CM Bhagwant Mann announces Rs 10,000 monthly salary for Punjab sarpanches
Synopsis
Key Takeaways
Punjab Chief Minister Bhagwant Mann on Wednesday, 24 June 2026 announced that every sarpanch in the state will receive a monthly salary of Rs 10,000 starting 15 August 2026, marking one of the most significant expansions of financial support for village-level elected representatives in the state's recent history.
Posting in Punjabi on X, Mann wrote: 'Ajj ikk vadda faisla liya hai' ('Today a big decision has been taken') — announcing the salary and framing it as a recognition of the round-the-clock service sarpanches render to their villages. 'The panchayat is the first step of democracy,' he wrote. 'Sarpanches serve the village day and night — they deserve a salary. Now they will be able to live well with their families and accelerate village development. When the village progresses, Punjab will progress. We will keep working for the people — this is our promise.'
Context
Sarpanches are the elected heads of gram panchayats — the foundational tier of India's rural self-government system. Across much of the country, these officials have historically served on a largely voluntary basis or received only nominal honorariums, despite carrying significant administrative responsibilities ranging from overseeing local infrastructure to certifying beneficiary lists for government schemes.
Punjab has approximately 13,000 gram panchayats, meaning the announcement, if implemented as stated, would extend a structured monthly payment to a comparable number of elected sarpanches beginning on Independence Day, 15 August.
Policy Backdrop
The constitutional basis for panchayati raj institutions lies in the 73rd Constitutional Amendment of 1993, which mandated elected panchayats as institutions of self-government across rural India. However, the amendment left questions of remuneration to individual states, resulting in a patchwork of honorariums that varied widely in amount and regularity.
States including Rajasthan and Madhya Pradesh introduced monthly honorariums for sarpanches during the 2010s to provide baseline financial support to village heads. Mann's announcement positions Punjab among states that have moved toward a more formalised salary structure rather than a discretionary honorarium, though the precise funding mechanism and total annual fiscal outlay have not yet been detailed publicly.

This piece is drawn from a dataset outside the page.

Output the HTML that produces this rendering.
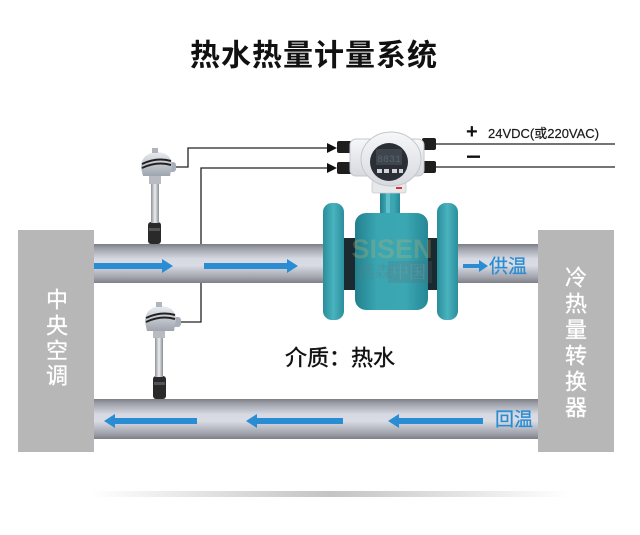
<!DOCTYPE html>
<html><head><meta charset="utf-8">
<style>
html,body{margin:0;padding:0;background:#fff;}
svg{display:block;}
</style></head>
<body>
<svg width="640" height="535" viewBox="0 0 640 535" xmlns="http://www.w3.org/2000/svg">
<defs>
  <linearGradient id="pipe" x1="0" y1="0" x2="0" y2="1">
    <stop offset="0" stop-color="#7c7e86"/>
    <stop offset="0.1" stop-color="#9a9da5"/>
    <stop offset="0.38" stop-color="#d6d9e1"/>
    <stop offset="0.55" stop-color="#d9dce4"/>
    <stop offset="0.85" stop-color="#a2a5ad"/>
    <stop offset="1" stop-color="#7e8088"/>
  </linearGradient>
  <linearGradient id="teal" x1="0" y1="0" x2="1" y2="0">
    <stop offset="0" stop-color="#23808e"/>
    <stop offset="0.3" stop-color="#39a6b2"/>
    <stop offset="0.7" stop-color="#3aa7b3"/>
    <stop offset="1" stop-color="#268796"/>
  </linearGradient>
  <linearGradient id="flange" x1="0" y1="0" x2="1" y2="0">
    <stop offset="0" stop-color="#2a8d9b"/>
    <stop offset="0.5" stop-color="#49b3be"/>
    <stop offset="1" stop-color="#2b8e9c"/>
  </linearGradient>
  <linearGradient id="shadow" x1="0" y1="0" x2="1" y2="0">
    <stop offset="0" stop-color="#ffffff"/>
    <stop offset="0.5" stop-color="#c4c4c4"/>
    <stop offset="1" stop-color="#ffffff"/>
  </linearGradient>
  <linearGradient id="house" x1="0" y1="0" x2="0" y2="1">
    <stop offset="0" stop-color="#f6f7f9"/>
    <stop offset="1" stop-color="#d6d9de"/>
  </linearGradient>
  <linearGradient id="stem" x1="0" y1="0" x2="1" y2="0">
    <stop offset="0" stop-color="#8e9196"/>
    <stop offset="0.5" stop-color="#eceef0"/>
    <stop offset="1" stop-color="#8a8d92"/>
  </linearGradient>
  <linearGradient id="shead" x1="0" y1="0" x2="0" y2="1">
    <stop offset="0" stop-color="#e9ecf0"/>
    <stop offset="1" stop-color="#9ea4ad"/>
  </linearGradient>
</defs>

<!-- Title -->
<text x="314" y="56" font-family="'Liberation Sans','Noto Sans CJK SC',sans-serif" font-size="30" font-weight="bold" fill="#111" text-anchor="middle" dominant-baseline="central" letter-spacing="1">热水热量计量系统</text>

<!-- Wires (behind pipes) -->
<g stroke="#222" stroke-width="1.3" fill="none">
  <polyline points="176,167 188,167 188,148 328,148"/>
  <polyline points="181,322 201,322 201,168 328,168"/>
  <line x1="434" y1="144" x2="615" y2="144"/>
  <line x1="434" y1="167" x2="615" y2="167"/>
</g>
<polygon points="327,143 337,148 327,153" fill="#111"/>
<polygon points="327,163 337,168 327,173" fill="#111"/>

<!-- Power text -->
<text x="466" y="138" font-family="'Liberation Sans',sans-serif" font-size="20" font-weight="bold" fill="#111">+</text>
<rect x="467" y="155.5" width="13" height="2.4" fill="#111"/>
<text x="488" y="138" font-family="'Liberation Sans','Noto Sans CJK SC',sans-serif" font-size="13" fill="#1a1a1a" stroke="#1a1a1a" stroke-width="0.2">24VDC(或220VAC)</text>

<!-- Pipes -->
<rect x="94" y="244" width="444" height="39" fill="url(#pipe)"/>
<rect x="94" y="399" width="444" height="40" fill="url(#pipe)"/>

<!-- Side boxes -->
<rect x="18" y="230" width="76" height="222" fill="#b7b7b7"/>
<rect x="538" y="230" width="76" height="222" fill="#b7b7b7"/>
<g font-family="'Liberation Sans','Noto Sans CJK SC',sans-serif" font-size="22" fill="#ffffff" stroke="#ffffff" stroke-width="0.3" text-anchor="middle" dominant-baseline="central">
  <text x="57" y="300">中</text>
  <text x="57" y="326">央</text>
  <text x="57" y="351">空</text>
  <text x="57" y="376">调</text>
  <text x="576" y="278">冷</text>
  <text x="576" y="304">热</text>
  <text x="576" y="330">量</text>
  <text x="576" y="356">转</text>
  <text x="576" y="382">换</text>
  <text x="576" y="408">器</text>
</g>

<!-- Flow meter tube -->
<rect x="340" y="238" width="100" height="52" fill="#1b2a31"/>
<rect x="323" y="203" width="21" height="117" rx="9" fill="url(#flange)"/>
<rect x="437" y="203" width="21" height="117" rx="9" fill="url(#flange)"/>
<rect x="380" y="190" width="20" height="26" fill="url(#teal)"/>
<rect x="386" y="192" width="4" height="22" fill="#7fd0d8" opacity="0.6"/>
<rect x="355" y="213" width="73" height="97" rx="11" fill="url(#teal)"/>
<!-- watermark -->
<text x="392" y="258" font-family="'Liberation Sans',sans-serif" font-size="27" font-weight="bold" fill="#c9b46a" opacity="0.28" text-anchor="middle">SISEN</text>
<text x="358" y="278" font-family="'Liberation Sans','Noto Sans CJK SC',sans-serif" font-size="17" fill="#6a7a7c" opacity="0.3">西森</text>
<rect x="388" y="261" width="44" height="22" fill="#5e6b70" opacity="0.22"/>
<text x="392" y="278" font-family="'Liberation Serif','Noto Serif CJK SC',serif" font-size="17" fill="#8c9a9e" opacity="0.4">中国</text>

<!-- Transmitter -->
<rect x="337" y="141" width="15" height="12" rx="2" fill="#1e1e1e"/>
<rect x="337" y="162" width="15" height="12" rx="2" fill="#1e1e1e"/>
<rect x="422" y="138" width="14" height="12" rx="2" fill="#1e1e1e"/>
<rect x="422" y="161" width="14" height="12" rx="2" fill="#1e1e1e"/>
<rect x="350" y="139" width="74" height="37" rx="6" fill="url(#house)" stroke="#c3c7cc" stroke-width="1"/>
<rect x="372" y="181" width="34" height="12" rx="2" fill="#e6e8ea" stroke="#c8cbcf" stroke-width="0.8"/>
<rect x="396" y="187" width="6" height="2" fill="#e23030"/>
<ellipse cx="391" cy="159" rx="30" ry="27" fill="url(#house)" stroke="#c3c7cc" stroke-width="1"/>
<circle cx="389" cy="162" r="19" fill="#2b2e34"/>
<rect x="376" y="149" width="26" height="16" rx="1" fill="#3e454d"/>
<text x="389" y="162" font-family="'Liberation Mono',monospace" font-size="10" fill="#59626b" text-anchor="middle">8831</text>
<g fill="#d0d3d7">
  <rect x="377" y="169" width="5" height="4"/>
  <rect x="384" y="169" width="5" height="4"/>
  <rect x="392" y="169" width="5" height="4"/>
  <rect x="399" y="169" width="4" height="4"/>
</g>

<!-- Upper sensor -->
<rect x="148" y="222" width="13" height="22" rx="3" fill="#2a2a2a"/>
<rect x="149" y="228" width="11" height="3" fill="#555"/>
<rect x="151" y="182" width="8" height="41" fill="url(#stem)"/>
<rect x="149" y="175" width="12" height="9" fill="#b8bcc2"/>
<rect x="166" y="162" width="10" height="10" rx="3" fill="#a9afb8"/>
<path d="M141,168 Q141,153 157,152 Q172,153 172,166 L170,176 L143,176 Z" fill="url(#shead)"/>
<rect x="152" y="148" width="6" height="5" fill="#b0b5bc"/>
<path d="M142,164 Q157,157 171,161" stroke="#222" stroke-width="2" fill="none"/>
<path d="M142,168 Q157,161 171,165" stroke="#222" stroke-width="2" fill="none"/>

<!-- Lower sensor -->
<rect x="153" y="376" width="13" height="23" rx="3" fill="#2a2a2a"/>
<rect x="154" y="382" width="11" height="3" fill="#555"/>
<rect x="155" y="336" width="8" height="41" fill="url(#stem)"/>
<rect x="153" y="329" width="12" height="9" fill="#b8bcc2"/>
<rect x="171" y="317" width="10" height="10" rx="3" fill="#a9afb8"/>
<path d="M145,322 Q145,307 161,306 Q176,307 176,320 L174,331 L147,331 Z" fill="url(#shead)"/>
<rect x="156" y="302" width="6" height="5" fill="#b0b5bc"/>
<path d="M146,318 Q161,311 175,315" stroke="#222" stroke-width="2" fill="none"/>
<path d="M146,322 Q161,315 175,319" stroke="#222" stroke-width="2" fill="none"/>

<!-- Flow arrows upper -->
<g fill="#2a8dd3">
  <rect x="94" y="263" width="70" height="6"/>
  <polygon points="162,259 173,266 162,273"/>
  <rect x="204" y="263" width="85" height="6"/>
  <polygon points="287,259 298,266 287,273"/>
  <rect x="463" y="264" width="17" height="4"/>
  <polygon points="479,260 488,266 479,272"/>
  <!-- lower (left pointing) -->
  <rect x="112" y="418" width="85" height="6"/>
  <polygon points="115,414 104,421 115,428"/>
  <rect x="255" y="418" width="88" height="6"/>
  <polygon points="257,414 246,421 257,428"/>
  <rect x="397" y="418" width="86" height="6"/>
  <polygon points="399,414 388,421 399,428"/>
</g>
<g font-family="'Liberation Sans','Noto Sans CJK SC',sans-serif" font-size="19" fill="#2a8dd3" stroke="#2a8dd3" stroke-width="0.3" dominant-baseline="central">
  <text x="489" y="267">供温</text>
  <text x="495" y="420">回温</text>
</g>

<!-- Medium label -->
<text x="285" y="358" font-family="'Liberation Sans','Noto Sans CJK SC',sans-serif" font-size="22" fill="#111" stroke="#111" stroke-width="0.4" dominant-baseline="central">介质：热水</text>

<!-- bottom shadow -->
<rect x="90" y="491" width="480" height="6" fill="url(#shadow)"/>
</svg>
</body></html>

The Aam Aadmi Party government in Punjab, in office since March 2022, has pursued a series of rural-focused measures linking local leadership incentives with development outcomes. This announcement fits that broader pattern of using direct remuneration to strengthen the base tier of India's federal democratic structure.
Stakeholders and Impact
The most immediate beneficiaries are the sarpanches themselves, many of whom belong to farming households and have had to balance their elected duties against their primary livelihoods. A guaranteed monthly income of Rs 10,000 is expected to reduce that financial pressure and, the government argues, allow them to devote more consistent attention to village administration.
Rural households across Punjab stand to benefit indirectly if the salary incentive translates into more active and accountable local governance — faster resolution of civic complaints, more diligent implementation of welfare schemes, and better coordination with the state's Department of Rural Development and Panchayats.
What's Next
The 15 August 2026 rollout date gives the state government roughly seven weeks to finalise disbursement mechanisms, budgetary allocations, and any eligibility or compliance conditions attached to the salary. Observers will watch for formal orders from the Punjab Department of Rural Development and Panchayats and any legislative or budgetary proceedings that follow. The announcement is also likely to draw comparisons with honorarium structures in other states, potentially adding pressure on neighbouring governments to revisit their own panchayat remuneration frameworks.